Our long flight was crowded and the food below any standard we would set for meals. Unintelligible goo in place of mashed potato, next to undefined meat patty or heavy layers of creamy glop on pasta over dark tuna mush, nothing the boys could eat, and Rob and I managed to consume much more of it than we ought to have, but we were hungry and had nothing else to do. Even the wine was not palatable.

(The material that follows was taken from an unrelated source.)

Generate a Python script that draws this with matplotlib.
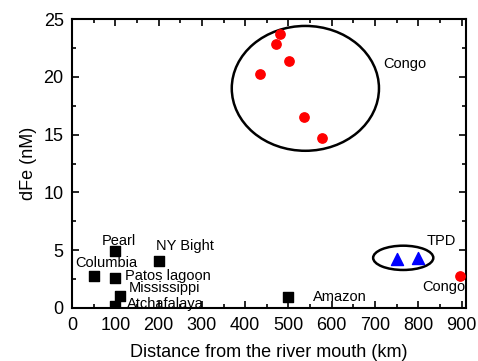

The views out the windows were fantastic and beautiful. It was clear enough that we were able to see the topography all the way across Spain and Portugal until we floated out over the sea, where the clouds began to clump and drift, catching gorgeous light until the darkness met us just as we approached the United States. The twinkling lights of Long Island seemed like grace itself. Then we landed, clapped and sat for nearly 40 minutes waiting for a parking place close enough to disembark.
Walking off the plane was simple, utilitarian and full of distinctly diverse people. We caught a ride into Brooklyn with a private car, dropped off Jesse at his own house, and arrived home to a surprised and amazed Emmett. Then our hosts arrived after their very long day and found the apartment inhabited by us! A delightful meeting, and all of us went off to bed. Home or not? And in the morning we brought fresh bagels to share, and after that Russell headed off for a train to Troy, and Rob, Emmett and I picked up the car and headed out of town to Gilboa.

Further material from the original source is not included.